The Corner

Crimes of Poisson

Kathryn:

That LA Times article on the Poisson distribution brought many things surging to mind. 

One:  An elderly friend of my family whose wife died some years ago after a long and stable marriage blessed with two fine children.  Talking to him soon afterwards, he admitted he had never loved his wife, nor she him, and they had been up front about this with each other.  I forget what her side of it was, but his went like this: “When I was young I was deeply in love with a girl who loved me equally.  We were together only a few months, then she died of rheumatic fever.  After that I never hoped to again be loved by someone who loved me back, and decided I would marry the first person I felt I could get along with decently well.  Doris [not wife’s real name] filled the bill, and it worked out pretty much as I’d hoped it would.”  This person was English.  I read Mornings on Horseback soon after, and wondered if that was also TR’s case.

Two:  Arthur Koestler’s remarks about “the law of large numbers” inChapter 1 of The Roots of Coincidence, thus:

“Another mystery of the theory of chance is reflected in the following quotation from [mathematician] Warren Weaver:  ‘The circumstances which result in a dog biting a person seriously enough so that the matter gets reported to the health authorities would seem to be complex and unpredictable indeed.  In New York City, in the year 1955, there were, on the average, 75.3 reports per day to the Department of Health of bitings of people.  In 1956 the corresponding number was 73.6.  In 1957 it was 73.2.  In 1957 and 1958 [sic: this is probably a typo for “1958 and 1959”] the figures were 74.5 and 72.6.’
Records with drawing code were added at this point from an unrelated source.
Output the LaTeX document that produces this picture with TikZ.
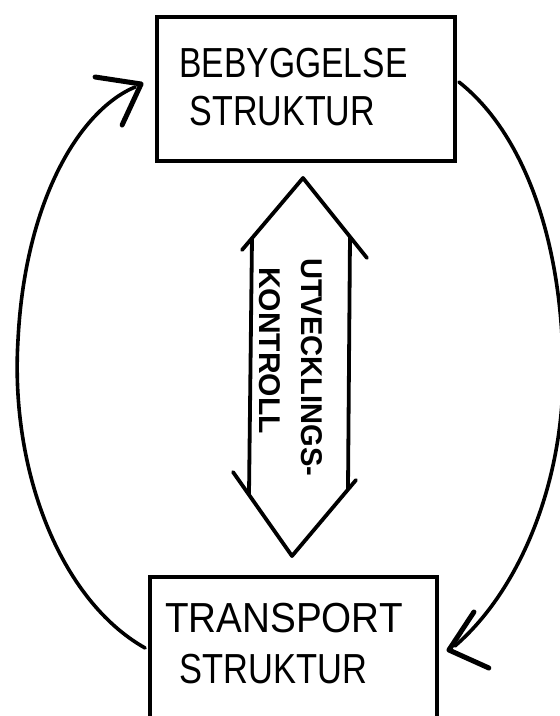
\documentclass[tikz,border=0pt]{standalone}
\usepackage{fontspec}
\setmainfont{Liberation Sans}
\usetikzlibrary{calc}
\begin{document}
\begin{tikzpicture}[x=1pt,y=-1pt,
  box/.style={draw, line width=3.8pt, inner sep=0pt},
  link/.style={line width=3.6pt, line cap=round},
  barb/.style={line width=5pt, line cap=round, line join=round},
  big/.style={font=\fontsize{42}{47}\selectfont, inner sep=0pt, anchor=base},
  vert/.style={font=\fontsize{30}{36}\selectfont\bfseries, inner sep=0pt, rotate=-90, anchor=base west},
  darrow/.style={line width=3.8pt, line cap=round, line join=round}]
\useasboundingbox (0,0) rectangle (560,716);
\clip (0,0) rectangle (560,716);
% boxes
\node[box, minimum width=298pt, minimum height=144pt] (top) at (306,89) {};
\node[box, minimum width=287pt, minimum height=200pt] (bot) at (293.5,677) {};
% box texts
\node[big] (t1) at (293.5,77) {\scalebox{0.80}[1]{BEBYGGELSE}};
\node[big] (t2) at (282.5,125) {\scalebox{0.81}[1]{STRUKTUR}};
\node[big] (b1) at (284,632) {\scalebox{0.92}[1]{TRANSPORT}};
\node[big] (b2) at (273.5,683) {\scalebox{0.82}[1]{STRUKTUR}};
% double arrow
\draw[darrow] (242,250) -- (303,178) -- (367,258);
\draw[darrow] (252,238) -- (249,494);
\draw[darrow] (350,237) -- (348,489);
\draw[darrow] (233,472) -- (292,556) -- (356,480);
\node[vert] (u) at (301,258) {\scalebox{0.97}[1]{UTVECKLINGS-}};
\node[vert] (k) at (259,267) {KONTROLL};
% tips
\coordinate (ltip) at ($(top.west)+(-14,-5)$);
\coordinate (rtip) at ($(bot.east)+(10,-27)$);
% left connector: transport -> bebyggelse
\draw[link] ($(bot.west)+(-3,-29)$) .. controls (60,600) and (10,470) .. (18,340)
  .. controls (25,200) and (80,110) .. ($(ltip)+(-6,3)$);
\draw[barb] ($(ltip)+(-46,-7)$) -- (ltip) -- ($(ltip)+(-19,41)$);
% right connector: bebyggelse -> transport
\draw[link] ($(top.east)+(2,-7)$) .. controls (520,130) and (560,230) .. (563,360)
  .. controls (566,480) and (520,590) .. ($(rtip)+(6,-4)$);
\draw[barb] ($(rtip)+(25,-38)$) -- (rtip) -- ($(rtip)+(40,18)$);
\end{tikzpicture}
\end{document}
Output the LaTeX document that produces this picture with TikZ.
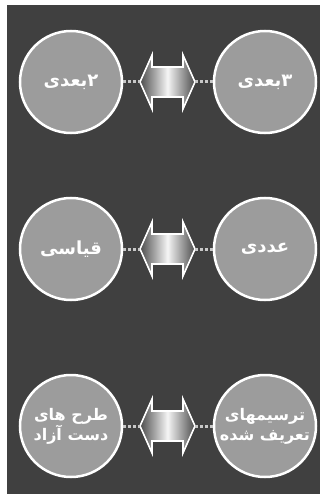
\documentclass[tikz,border=0pt]{standalone}
\usepackage{fontspec}
\TeXXeTstate=1
\newfontfamily\arabicfont[Script=Arabic]{DejaVu Sans}
\definecolor{bgdark}{HTML}{404040}
\definecolor{circfill}{HTML}{9C9C9C}
\definecolor{dotcol}{HTML}{C8C8C8}
\tikzset{
  bubble/.style={circle, draw=white, line width=2.5pt, fill=circfill, minimum size=102pt, inner sep=-25pt,
    text=white, font=\arabicfont\bfseries\fontsize{18}{21}\selectfont, align=center},
  smalltext/.style={font=\arabicfont\bfseries\fontsize{16}{20}\selectfont},
  dblarrow/.style={draw=white, line width=1.6pt, line join=miter,
    left color=gray!60!black, right color=gray!60!black, middle color=white!92!gray},
  dotlink/.style={dotcol, line width=3pt, dash pattern=on 3pt off 2pt}
}
% double arrow centred at (#2,#3); defines coordinates #1-l and #1-r at its tips
\newcommand\mydblarrow[3]{%
  \coordinate (#1-l) at (#2-27.5,#3);
  \coordinate (#1-r) at (#2+27.5,#3);
  \shade[dblarrow] (#1-l) -- (#2-15.5,#3-27) -- (#2-15.5,#3-15) -- (#2+15.5,#3-15)
    -- (#2+15.5,#3-27) -- (#1-r) -- (#2+15.5,#3+27) -- (#2+15.5,#3+15)
    -- (#2-15.5,#3+15) -- (#2-15.5,#3+27) -- cycle;}
\begin{document}
\begin{tikzpicture}[x=1pt,y=-1pt]
\useasboundingbox (0,0) rectangle (320,500);
\fill[white] (0,0) rectangle (320,500);
\fill[bgdark] (7,5) rectangle (320,494);
% row 1
\node[bubble] (l1) at (71,82) {\beginR ۲بعدی\endR};
\node[bubble] (r1) at (265,82) {\beginR ۳بعدی\endR};
\mydblarrow{a1}{167.5}{82}
\draw[dotlink] (l1.east) -- (a1-l);
\draw[dotlink] (a1-r) -- (r1.west);
% row 2
\node[bubble] (l2) at (71,249) {\beginR قیاسی\endR};
\node[bubble] (r2) at (265,249) {\beginR عددی\endR};
\mydblarrow{a2}{167.5}{249}
\draw[dotlink] (l2.east) -- (a2-l);
\draw[dotlink] (a2-r) -- (r2.west);
% row 3
\node[bubble, smalltext] (l3) at (71,426) {\beginR طرح های\endR\\\beginR دست آزاد\endR};
\node[bubble, smalltext] (r3) at (265,426) {\beginR ترسیمهای\endR\\\beginR تعریف شده\endR};
\mydblarrow{a3}{167.5}{426}
\draw[dotlink] (l3.east) -- (a3-l);
\draw[dotlink] (a3-r) -- (r3.west);
\end{tikzpicture}
\end{document}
“Weaver comments:  ‘One of the most striking and fundamental things about probability theory is that it leads to an understanding [sic–this sic is Koestler’s, not mine] of the otherwise strange fact that events which are individually capricious and unpredictable can, when treated en masse, lead to very stable average performances.’

“But does it really lead to an understanding?  How do those German Army horses adjust the frequency of their lethal kicks to the requirements of the Poisson equation?  How do the dogs in New York know that their daily ration of biting is exhausted?  How does the roulette ball know that in the long run zero must come up once in thirty-seven times, if the casino is to be kept going?  The soothing explanation that the countless minute influences on horses, dogs, or roulette balls must in the long run “cancel out,” is in fact begging the question.  It cannot answer the hoary paradox resulting from the fact that the outcome of the croupier’s throw is not causally related to the outcome of previous throws:  that if red came up twenty-eight times in a row (which, I believe, is the longest series ever recorded), the chances of it coming up yet once more are still fifty-fifty..

“Probability theory is the offspring of paradox wedded to mathematics…”

[Derb]  Brian Aldiss wrote a short story in which the laws of probability temporarily break down.  The protagonist’s colleague’s pet monkey, which he’s looking after as a favor, escapes, gets into his office, and starts dancing on the typewriter — it produces Two Gentlemen of Verona, complete with stage directions… etc. etc. 

John Derbyshire — Mr. Derbyshire is a former contributing editor of National Review.